» **PROBLEM DETAILS**
Quote the whole listing word for word, please.

» **GIVEN INFORMATION**
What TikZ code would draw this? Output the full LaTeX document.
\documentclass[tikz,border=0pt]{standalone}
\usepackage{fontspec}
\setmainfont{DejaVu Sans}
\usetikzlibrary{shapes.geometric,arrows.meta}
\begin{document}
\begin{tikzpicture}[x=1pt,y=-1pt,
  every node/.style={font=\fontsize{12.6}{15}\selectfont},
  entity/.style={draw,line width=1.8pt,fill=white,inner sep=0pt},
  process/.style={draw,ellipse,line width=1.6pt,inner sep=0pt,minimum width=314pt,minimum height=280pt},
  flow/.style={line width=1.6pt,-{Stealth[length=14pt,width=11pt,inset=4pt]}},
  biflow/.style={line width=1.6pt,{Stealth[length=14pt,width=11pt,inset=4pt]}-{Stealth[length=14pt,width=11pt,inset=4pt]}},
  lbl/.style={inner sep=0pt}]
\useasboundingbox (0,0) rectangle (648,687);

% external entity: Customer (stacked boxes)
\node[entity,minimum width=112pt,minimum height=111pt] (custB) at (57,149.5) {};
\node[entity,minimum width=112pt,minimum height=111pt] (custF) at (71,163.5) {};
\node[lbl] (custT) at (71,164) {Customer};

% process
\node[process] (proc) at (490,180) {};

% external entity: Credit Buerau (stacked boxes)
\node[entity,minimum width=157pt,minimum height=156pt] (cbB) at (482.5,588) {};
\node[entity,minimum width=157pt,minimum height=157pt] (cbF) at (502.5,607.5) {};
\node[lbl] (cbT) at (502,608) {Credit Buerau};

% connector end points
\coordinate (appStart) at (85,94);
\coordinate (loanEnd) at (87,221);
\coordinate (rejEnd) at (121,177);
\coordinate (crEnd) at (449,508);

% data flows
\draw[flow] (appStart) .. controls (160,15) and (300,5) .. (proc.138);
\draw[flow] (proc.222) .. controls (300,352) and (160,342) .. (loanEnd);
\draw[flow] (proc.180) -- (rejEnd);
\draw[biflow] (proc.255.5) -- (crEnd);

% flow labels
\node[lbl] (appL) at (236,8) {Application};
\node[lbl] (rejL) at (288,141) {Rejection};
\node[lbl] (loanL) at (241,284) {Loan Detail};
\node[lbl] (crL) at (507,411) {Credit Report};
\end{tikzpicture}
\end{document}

» **RESPONSE TO THE EXERCISE**
What TikZ code would draw this? Output the full LaTeX document.
\documentclass[tikz,border=0pt]{standalone}
\usepackage{fontspec}
\setmainfont{DejaVu Sans}
\usetikzlibrary{shapes.geometric,arrows.meta}
\begin{document}
\begin{tikzpicture}[x=1pt,y=-1pt,
  every node/.style={font=\fontsize{12.6}{15}\selectfont},
  entity/.style={draw,line width=1.8pt,fill=white,inner sep=0pt},
  process/.style={draw,ellipse,line width=1.6pt,inner sep=0pt,minimum width=314pt,minimum height=280pt},
  flow/.style={line width=1.6pt,-{Stealth[length=14pt,width=11pt,inset=4pt]}},
  biflow/.style={line width=1.6pt,{Stealth[length=14pt,width=11pt,inset=4pt]}-{Stealth[length=14pt,width=11pt,inset=4pt]}},
  lbl/.style={inner sep=0pt}]
\useasboundingbox (0,0) rectangle (648,687);

% external entity: Customer (stacked boxes)
\node[entity,minimum width=112pt,minimum height=111pt] (custB) at (57,149.5) {};
\node[entity,minimum width=112pt,minimum height=111pt] (custF) at (71,163.5) {};
\node[lbl] (custT) at (71,164) {Customer};

% process
\node[process] (proc) at (490,180) {};

% external entity: Credit Buerau (stacked boxes)
\node[entity,minimum width=157pt,minimum height=156pt] (cbB) at (482.5,588) {};
\node[entity,minimum width=157pt,minimum height=157pt] (cbF) at (502.5,607.5) {};
\node[lbl] (cbT) at (502,608) {Credit Buerau};

% connector end points
\coordinate (appStart) at (85,94);
\coordinate (loanEnd) at (87,221);
\coordinate (rejEnd) at (121,177);
\coordinate (crEnd) at (449,508);

% data flows
\draw[flow] (appStart) .. controls (160,15) and (300,5) .. (proc.138);
\draw[flow] (proc.222) .. controls (300,352) and (160,342) .. (loanEnd);
\draw[flow] (proc.180) -- (rejEnd);
\draw[biflow] (proc.255.5) -- (crEnd);

% flow labels
\node[lbl] (appL) at (236,8) {Application};
\node[lbl] (rejL) at (288,141) {Rejection};
\node[lbl] (loanL) at (241,284) {Loan Detail};
\node[lbl] (crL) at (507,411) {Credit Report};
\end{tikzpicture}
\end{document}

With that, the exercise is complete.